A diabetes outcome progression trial (ADOPT): an international multicenter study of the comparative efficacy of rosiglitazone, glyburide, and metformin in recently diagnosed type 2 diabetes.
Viberti G., Kahn SE., Greene DA., Herman WH., Zinman B., Holman RR., Haffner SM., Levy D., Lachin JM., Berry RA., Heise MA., Jones NP., Freed MI.
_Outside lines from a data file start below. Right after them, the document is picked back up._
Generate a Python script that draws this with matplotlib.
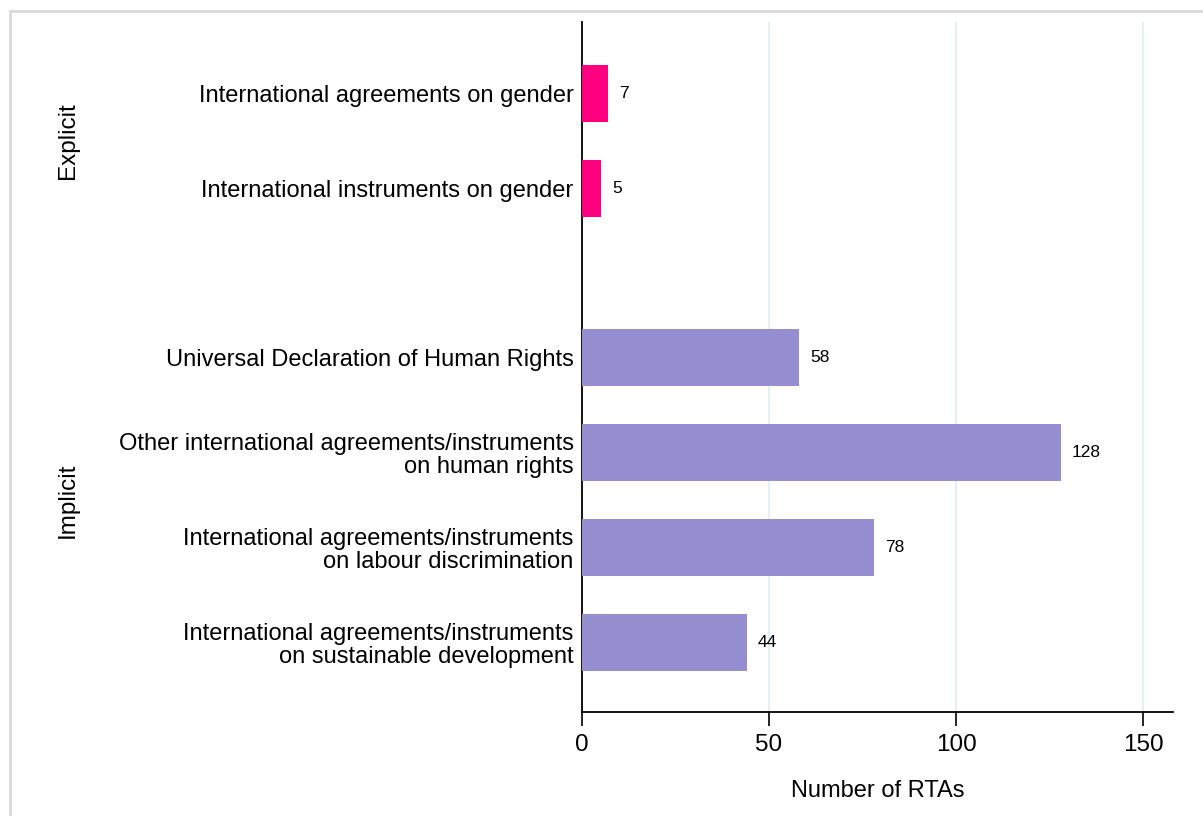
import matplotlib.pyplot as plt
from matplotlib.patches import Rectangle

plt.rcParams["font.family"] = ["Liberation Sans", "DejaVu Sans"]

# data
groups = ["Explicit", "Implicit"]
explicit_labels = ["International agreements on gender",
                   "International instruments on gender"]
explicit_values = [7, 5]
implicit_labels = ["Universal Declaration of Human Rights",
                   "Other international agreements/instruments\non human rights",
                   "International agreements/instruments\non labour discrimination",
                   "International agreements/instruments\non sustainable development"]
implicit_values = [58, 128, 78, 44]
x_ticks = [0, 50, 100, 150]

pink = "#ff0080"
purple = "#958fd2"
gap = 0.78

fig = plt.figure(figsize=(12.03, 8.16), dpi=100)
ax = fig.add_axes([582 / 1203, 1 - 712 / 816, (1173 - 582) / 1203, (712 - 22) / 816])

# positions: one slot per bar, extra gap between groups
pos_exp = list(range(len(explicit_values)))
pos_imp = [len(explicit_values) + gap + i for i in range(len(implicit_values))]

ax.barh(pos_exp, explicit_values, height=0.6, color=pink, zorder=3)
ax.barh(pos_imp, implicit_values, height=0.6, color=purple, zorder=3)

for p, v in zip(pos_exp + pos_imp, explicit_values + implicit_values):
    ax.annotate(str(v), (v, p), xytext=(8, 0), textcoords="offset points",
                va="center", ha="left", fontsize=12.5)

ax.set_yticks(pos_exp + pos_imp)
ax.set_yticklabels(explicit_labels + implicit_labels, fontsize=17, linespacing=1.05)
ax.tick_params(axis="y", length=0, pad=6)
ax.set_xticks(x_ticks)
ax.tick_params(axis="x", length=10, width=1.2, labelsize=17.5, pad=6)

ax.set_xlim(0, 158)
ax.set_ylim(6.51, -0.75)
ax.set_xlabel("Number of RTAs", fontsize=17, labelpad=17)

for s in ["top", "right"]:
    ax.spines[s].set_visible(False)
for s in ["left", "bottom"]:
    ax.spines[s].set_linewidth(1.3)

for t in x_ticks[1:]:
    ax.axvline(t, color="#e6f0f2", linewidth=1.5, zorder=1)

# group labels
ax.text(-0.87, sum(pos_exp) / len(pos_exp), groups[0], rotation=90, fontsize=17.5,
        ha="center", va="center", transform=ax.get_yaxis_transform())
ax.text(-0.87, sum(pos_imp) / len(pos_imp), groups[1], rotation=90, fontsize=17.5,
        ha="center", va="center", transform=ax.get_yaxis_transform())

# light frame around the figure
fig.patches.append(Rectangle((9.5 / 1203, -0.2), 1.2, 1.2 - 10.5 / 816,
                             transform=fig.transFigure, fill=False,
                             edgecolor="#d9d9d9", linewidth=2))

fig.savefig("out.png", dpi=100)
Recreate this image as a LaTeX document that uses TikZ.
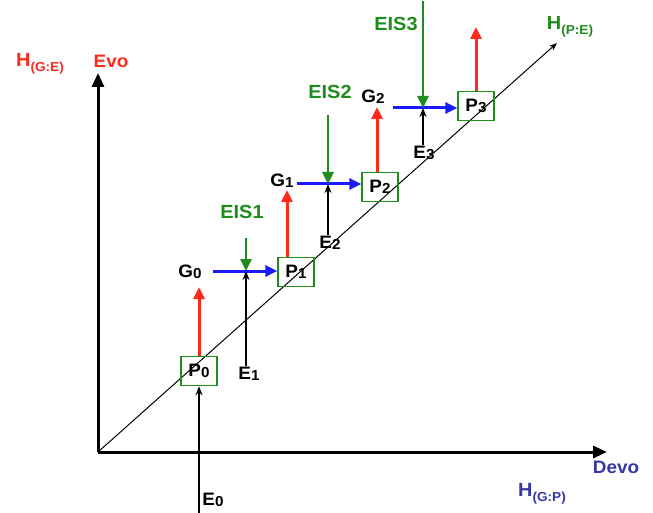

OBJECTIVE: Therapies with metformin, sulfonylureas, or insulin improve glycemic control in the short term but do not prevent progressive islet beta-cell failure or long-term deterioration in glycemia. Our goal was to evaluate, in patients recently diagnosed with type 2 diabetes (<3 years), the long-term efficacy of monotherapy with rosiglitazone on glycemic control and on the progression of pathophysiological abnormalities associated with type 2 diabetes as compared with metformin or glyburide monotherapy. RESEARCH DESIGN AND METHODS: A Diabetes Outcome Progression Trial (ADOPT) is a randomized, double-blind, parallel-group study consisting of a screening visit, a 4-week placebo run-in, a 4-year treatment period, and an observational follow-up of approximately 3,600 drug-naïve patients with type 2 diabetes diagnosed within the previous 3 years. After run-in, patients will be randomized to rosiglitazone, glyburide, or metformin titrated to the maximum effective daily doses (8 mg rosiglitazone, 15 mg glyburide, or 2 g metformin). The primary outcome is time to monotherapy failure, defined as the time following titration to the maximal effective or tolerated dose when fasting plasma glucose exceeds 180 mg/dl (10 mmol/l). Secondary outcomes include measures of islet beta-cell function, insulin sensitivity, dyslipidemia, changes in urinary albumin excretion, plasminogen activator inhibitor-1 antigen, fibrinogen, and C-reactive protein. Safety and tolerability will also be evaluated. Patient-reported outcomes and resource utilization data will be collected and analyzed. CONCLUSIONS: ADOPT will provide data on the effect of mechanistically differing treatment options on metabolic control, beta-cell function, and markers of macrovascular disease risk in type 2 diabetes.